Request :: Return each line of the listing below, unchanged, and omit the images.
☆ ☆ ☆ ☆ ☆ ☆ ☆
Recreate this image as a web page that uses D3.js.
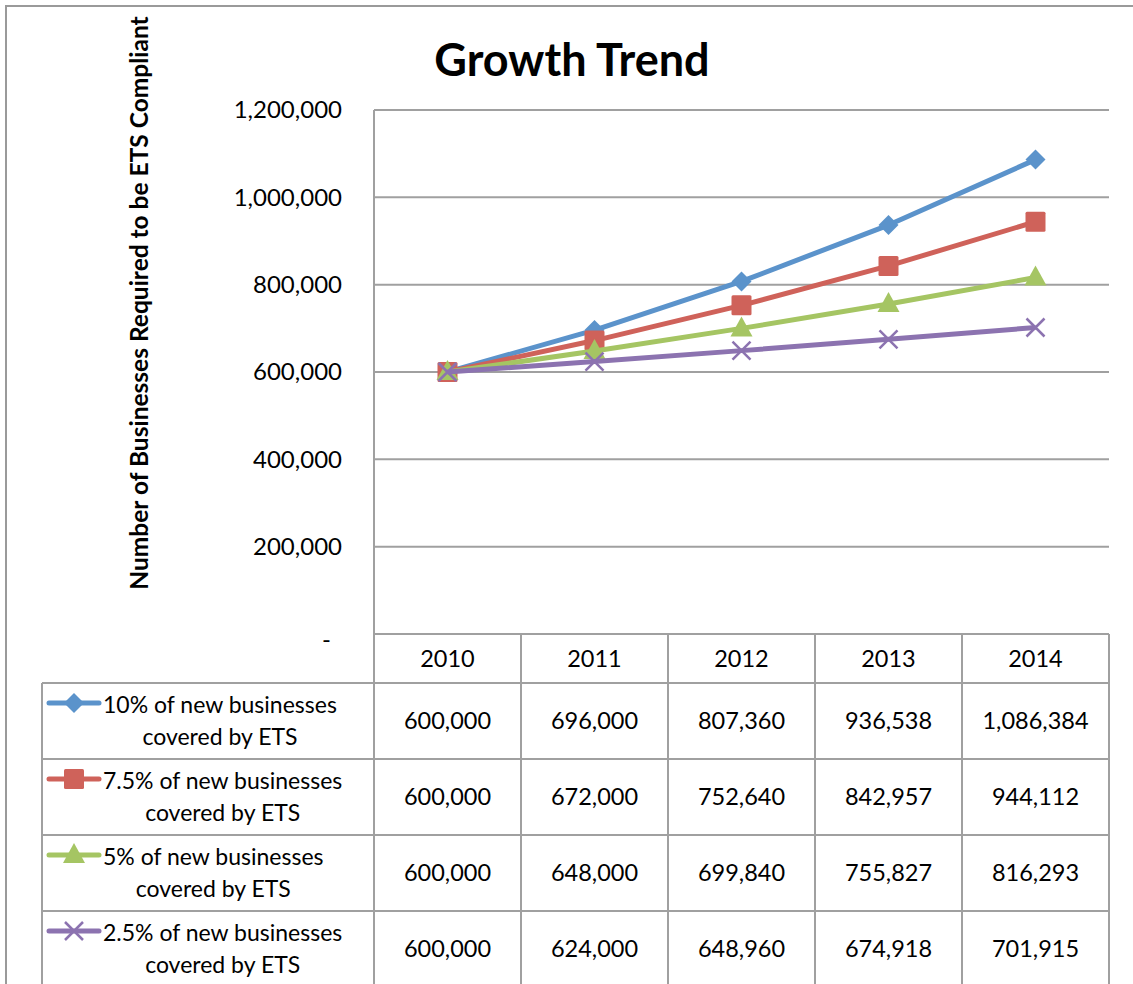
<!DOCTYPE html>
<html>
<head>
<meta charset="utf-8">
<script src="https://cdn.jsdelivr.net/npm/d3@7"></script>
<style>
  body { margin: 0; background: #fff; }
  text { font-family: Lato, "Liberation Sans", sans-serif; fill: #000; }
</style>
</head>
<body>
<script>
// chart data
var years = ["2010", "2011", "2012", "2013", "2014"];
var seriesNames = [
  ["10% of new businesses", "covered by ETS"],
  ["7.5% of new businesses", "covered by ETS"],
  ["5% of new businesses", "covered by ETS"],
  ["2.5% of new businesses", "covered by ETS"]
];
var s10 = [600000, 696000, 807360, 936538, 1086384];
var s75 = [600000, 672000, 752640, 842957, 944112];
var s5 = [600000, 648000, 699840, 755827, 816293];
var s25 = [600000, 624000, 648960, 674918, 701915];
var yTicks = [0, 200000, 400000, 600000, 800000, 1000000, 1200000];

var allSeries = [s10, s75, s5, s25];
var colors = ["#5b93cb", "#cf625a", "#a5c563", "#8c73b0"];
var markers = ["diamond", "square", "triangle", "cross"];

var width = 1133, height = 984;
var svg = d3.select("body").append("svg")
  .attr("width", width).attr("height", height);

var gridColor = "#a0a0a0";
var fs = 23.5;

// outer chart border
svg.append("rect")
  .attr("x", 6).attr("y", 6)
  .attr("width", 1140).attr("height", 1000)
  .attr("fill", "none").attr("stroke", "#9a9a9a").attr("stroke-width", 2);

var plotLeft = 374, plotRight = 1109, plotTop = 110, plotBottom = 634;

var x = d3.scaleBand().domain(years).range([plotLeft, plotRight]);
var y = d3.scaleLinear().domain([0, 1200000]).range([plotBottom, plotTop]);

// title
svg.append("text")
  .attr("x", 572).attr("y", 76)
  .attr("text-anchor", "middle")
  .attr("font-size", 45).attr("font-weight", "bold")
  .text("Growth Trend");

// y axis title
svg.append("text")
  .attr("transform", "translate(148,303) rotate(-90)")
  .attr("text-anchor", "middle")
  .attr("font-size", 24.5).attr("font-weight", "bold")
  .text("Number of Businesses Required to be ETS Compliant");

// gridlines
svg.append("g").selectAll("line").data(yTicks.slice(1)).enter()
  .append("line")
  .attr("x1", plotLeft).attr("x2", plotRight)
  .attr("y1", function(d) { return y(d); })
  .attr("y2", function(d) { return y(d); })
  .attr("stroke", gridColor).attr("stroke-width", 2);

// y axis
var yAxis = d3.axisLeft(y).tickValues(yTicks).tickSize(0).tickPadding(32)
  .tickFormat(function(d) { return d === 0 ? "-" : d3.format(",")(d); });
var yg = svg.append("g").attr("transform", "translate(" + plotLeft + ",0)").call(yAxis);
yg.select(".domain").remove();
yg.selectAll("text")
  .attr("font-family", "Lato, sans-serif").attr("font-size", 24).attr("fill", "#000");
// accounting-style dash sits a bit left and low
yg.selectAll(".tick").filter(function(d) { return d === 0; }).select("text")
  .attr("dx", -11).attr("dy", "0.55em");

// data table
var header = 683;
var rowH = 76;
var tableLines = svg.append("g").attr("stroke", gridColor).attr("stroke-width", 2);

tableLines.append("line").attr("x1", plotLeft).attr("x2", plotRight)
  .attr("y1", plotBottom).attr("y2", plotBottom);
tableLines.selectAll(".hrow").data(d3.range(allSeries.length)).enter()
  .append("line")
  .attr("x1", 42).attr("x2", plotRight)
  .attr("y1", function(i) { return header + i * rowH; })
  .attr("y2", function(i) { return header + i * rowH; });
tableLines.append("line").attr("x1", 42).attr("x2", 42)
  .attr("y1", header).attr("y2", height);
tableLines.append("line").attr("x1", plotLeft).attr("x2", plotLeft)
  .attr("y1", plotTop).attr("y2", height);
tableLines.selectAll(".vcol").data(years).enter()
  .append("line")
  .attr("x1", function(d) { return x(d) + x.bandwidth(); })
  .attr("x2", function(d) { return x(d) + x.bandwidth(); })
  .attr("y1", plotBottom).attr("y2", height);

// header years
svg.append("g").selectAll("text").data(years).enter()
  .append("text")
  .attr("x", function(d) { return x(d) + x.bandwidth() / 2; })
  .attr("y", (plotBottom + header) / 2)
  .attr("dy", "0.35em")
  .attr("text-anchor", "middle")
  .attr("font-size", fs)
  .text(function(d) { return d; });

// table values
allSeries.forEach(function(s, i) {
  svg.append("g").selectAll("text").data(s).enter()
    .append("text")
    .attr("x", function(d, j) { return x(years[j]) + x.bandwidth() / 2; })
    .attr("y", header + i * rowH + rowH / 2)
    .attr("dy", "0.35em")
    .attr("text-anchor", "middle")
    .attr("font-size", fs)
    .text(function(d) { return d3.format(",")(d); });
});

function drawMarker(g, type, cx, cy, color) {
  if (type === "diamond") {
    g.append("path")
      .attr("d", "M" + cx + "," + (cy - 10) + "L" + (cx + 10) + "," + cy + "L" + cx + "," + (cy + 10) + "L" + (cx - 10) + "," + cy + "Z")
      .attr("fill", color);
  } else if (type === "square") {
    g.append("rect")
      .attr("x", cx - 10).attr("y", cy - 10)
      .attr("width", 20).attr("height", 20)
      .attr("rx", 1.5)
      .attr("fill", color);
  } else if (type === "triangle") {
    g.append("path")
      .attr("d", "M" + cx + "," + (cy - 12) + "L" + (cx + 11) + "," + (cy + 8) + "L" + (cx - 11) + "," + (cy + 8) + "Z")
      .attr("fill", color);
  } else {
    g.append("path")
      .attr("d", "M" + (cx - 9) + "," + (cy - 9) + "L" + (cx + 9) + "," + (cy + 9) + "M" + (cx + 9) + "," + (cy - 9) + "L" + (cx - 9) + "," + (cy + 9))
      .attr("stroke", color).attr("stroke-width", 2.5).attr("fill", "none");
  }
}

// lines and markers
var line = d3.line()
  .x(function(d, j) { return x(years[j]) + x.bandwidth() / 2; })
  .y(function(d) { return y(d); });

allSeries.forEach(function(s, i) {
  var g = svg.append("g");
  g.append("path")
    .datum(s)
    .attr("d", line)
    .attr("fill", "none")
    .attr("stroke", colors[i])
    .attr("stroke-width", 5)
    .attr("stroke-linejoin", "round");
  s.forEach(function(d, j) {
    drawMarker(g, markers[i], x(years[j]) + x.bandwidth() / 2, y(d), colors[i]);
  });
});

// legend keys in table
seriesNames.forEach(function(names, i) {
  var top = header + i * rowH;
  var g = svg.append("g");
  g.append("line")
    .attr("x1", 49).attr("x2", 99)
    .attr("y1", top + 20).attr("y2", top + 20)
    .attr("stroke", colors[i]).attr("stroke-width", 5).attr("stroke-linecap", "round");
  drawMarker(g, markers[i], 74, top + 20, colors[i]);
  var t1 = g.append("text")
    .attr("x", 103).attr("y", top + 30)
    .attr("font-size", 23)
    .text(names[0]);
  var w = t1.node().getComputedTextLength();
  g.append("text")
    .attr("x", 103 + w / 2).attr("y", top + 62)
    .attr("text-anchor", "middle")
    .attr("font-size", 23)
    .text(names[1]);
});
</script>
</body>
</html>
☆ ☆ ☆ ☆ ☆ ☆ ☆
Response to the task ::
Recreate this image as a web page that uses D3.js.
<!DOCTYPE html>
<html>
<head>
<meta charset="utf-8">
<script src="https://cdn.jsdelivr.net/npm/d3@7"></script>
<style>
  body { margin: 0; background: #fff; }
  text { font-family: Lato, "Liberation Sans", sans-serif; fill: #000; }
</style>
</head>
<body>
<script>
// chart data
var years = ["2010", "2011", "2012", "2013", "2014"];
var seriesNames = [
  ["10% of new businesses", "covered by ETS"],
  ["7.5% of new businesses", "covered by ETS"],
  ["5% of new businesses", "covered by ETS"],
  ["2.5% of new businesses", "covered by ETS"]
];
var s10 = [600000, 696000, 807360, 936538, 1086384];
var s75 = [600000, 672000, 752640, 842957, 944112];
var s5 = [600000, 648000, 699840, 755827, 816293];
var s25 = [600000, 624000, 648960, 674918, 701915];
var yTicks = [0, 200000, 400000, 600000, 800000, 1000000, 1200000];

var allSeries = [s10, s75, s5, s25];
var colors = ["#5b93cb", "#cf625a", "#a5c563", "#8c73b0"];
var markers = ["diamond", "square", "triangle", "cross"];

var width = 1133, height = 984;
var svg = d3.select("body").append("svg")
  .attr("width", width).attr("height", height);

var gridColor = "#a0a0a0";
var fs = 23.5;

// outer chart border
svg.append("rect")
  .attr("x", 6).attr("y", 6)
  .attr("width", 1140).attr("height", 1000)
  .attr("fill", "none").attr("stroke", "#9a9a9a").attr("stroke-width", 2);

var plotLeft = 374, plotRight = 1109, plotTop = 110, plotBottom = 634;

var x = d3.scaleBand().domain(years).range([plotLeft, plotRight]);
var y = d3.scaleLinear().domain([0, 1200000]).range([plotBottom, plotTop]);

// title
svg.append("text")
  .attr("x", 572).attr("y", 76)
  .attr("text-anchor", "middle")
  .attr("font-size", 45).attr("font-weight", "bold")
  .text("Growth Trend");

// y axis title
svg.append("text")
  .attr("transform", "translate(148,303) rotate(-90)")
  .attr("text-anchor", "middle")
  .attr("font-size", 24.5).attr("font-weight", "bold")
  .text("Number of Businesses Required to be ETS Compliant");

// gridlines
svg.append("g").selectAll("line").data(yTicks.slice(1)).enter()
  .append("line")
  .attr("x1", plotLeft).attr("x2", plotRight)
  .attr("y1", function(d) { return y(d); })
  .attr("y2", function(d) { return y(d); })
  .attr("stroke", gridColor).attr("stroke-width", 2);

// y axis
var yAxis = d3.axisLeft(y).tickValues(yTicks).tickSize(0).tickPadding(32)
  .tickFormat(function(d) { return d === 0 ? "-" : d3.format(",")(d); });
var yg = svg.append("g").attr("transform", "translate(" + plotLeft + ",0)").call(yAxis);
yg.select(".domain").remove();
yg.selectAll("text")
  .attr("font-family", "Lato, sans-serif").attr("font-size", 24).attr("fill", "#000");
// accounting-style dash sits a bit left and low
yg.selectAll(".tick").filter(function(d) { return d === 0; }).select("text")
  .attr("dx", -11).attr("dy", "0.55em");

// data table
var header = 683;
var rowH = 76;
var tableLines = svg.append("g").attr("stroke", gridColor).attr("stroke-width", 2);

tableLines.append("line").attr("x1", plotLeft).attr("x2", plotRight)
  .attr("y1", plotBottom).attr("y2", plotBottom);
tableLines.selectAll(".hrow").data(d3.range(allSeries.length)).enter()
  .append("line")
  .attr("x1", 42).attr("x2", plotRight)
  .attr("y1", function(i) { return header + i * rowH; })
  .attr("y2", function(i) { return header + i * rowH; });
tableLines.append("line").attr("x1", 42).attr("x2", 42)
  .attr("y1", header).attr("y2", height);
tableLines.append("line").attr("x1", plotLeft).attr("x2", plotLeft)
  .attr("y1", plotTop).attr("y2", height);
tableLines.selectAll(".vcol").data(years).enter()
  .append("line")
  .attr("x1", function(d) { return x(d) + x.bandwidth(); })
  .attr("x2", function(d) { return x(d) + x.bandwidth(); })
  .attr("y1", plotBottom).attr("y2", height);

// header years
svg.append("g").selectAll("text").data(years).enter()
  .append("text")
  .attr("x", function(d) { return x(d) + x.bandwidth() / 2; })
  .attr("y", (plotBottom + header) / 2)
  .attr("dy", "0.35em")
  .attr("text-anchor", "middle")
  .attr("font-size", fs)
  .text(function(d) { return d; });

// table values
allSeries.forEach(function(s, i) {
  svg.append("g").selectAll("text").data(s).enter()
    .append("text")
    .attr("x", function(d, j) { return x(years[j]) + x.bandwidth() / 2; })
    .attr("y", header + i * rowH + rowH / 2)
    .attr("dy", "0.35em")
    .attr("text-anchor", "middle")
    .attr("font-size", fs)
    .text(function(d) { return d3.format(",")(d); });
});

function drawMarker(g, type, cx, cy, color) {
  if (type === "diamond") {
    g.append("path")
      .attr("d", "M" + cx + "," + (cy - 10) + "L" + (cx + 10) + "," + cy + "L" + cx + "," + (cy + 10) + "L" + (cx - 10) + "," + cy + "Z")
      .attr("fill", color);
  } else if (type === "square") {
    g.append("rect")
      .attr("x", cx - 10).attr("y", cy - 10)
      .attr("width", 20).attr("height", 20)
      .attr("rx", 1.5)
      .attr("fill", color);
  } else if (type === "triangle") {
    g.append("path")
      .attr("d", "M" + cx + "," + (cy - 12) + "L" + (cx + 11) + "," + (cy + 8) + "L" + (cx - 11) + "," + (cy + 8) + "Z")
      .attr("fill", color);
  } else {
    g.append("path")
      .attr("d", "M" + (cx - 9) + "," + (cy - 9) + "L" + (cx + 9) + "," + (cy + 9) + "M" + (cx + 9) + "," + (cy - 9) + "L" + (cx - 9) + "," + (cy + 9))
      .attr("stroke", color).attr("stroke-width", 2.5).attr("fill", "none");
  }
}

// lines and markers
var line = d3.line()
  .x(function(d, j) { return x(years[j]) + x.bandwidth() / 2; })
  .y(function(d) { return y(d); });

allSeries.forEach(function(s, i) {
  var g = svg.append("g");
  g.append("path")
    .datum(s)
    .attr("d", line)
    .attr("fill", "none")
    .attr("stroke", colors[i])
    .attr("stroke-width", 5)
    .attr("stroke-linejoin", "round");
  s.forEach(function(d, j) {
    drawMarker(g, markers[i], x(years[j]) + x.bandwidth() / 2, y(d), colors[i]);
  });
});

// legend keys in table
seriesNames.forEach(function(names, i) {
  var top = header + i * rowH;
  var g = svg.append("g");
  g.append("line")
    .attr("x1", 49).attr("x2", 99)
    .attr("y1", top + 20).attr("y2", top + 20)
    .attr("stroke", colors[i]).attr("stroke-width", 5).attr("stroke-linecap", "round");
  drawMarker(g, markers[i], 74, top + 20, colors[i]);
  var t1 = g.append("text")
    .attr("x", 103).attr("y", top + 30)
    .attr("font-size", 23)
    .text(names[0]);
  var w = t1.node().getComputedTextLength();
  g.append("text")
    .attr("x", 103 + w / 2).attr("y", top + 62)
    .attr("text-anchor", "middle")
    .attr("font-size", 23)
    .text(names[1]);
});
</script>
</body>
</html>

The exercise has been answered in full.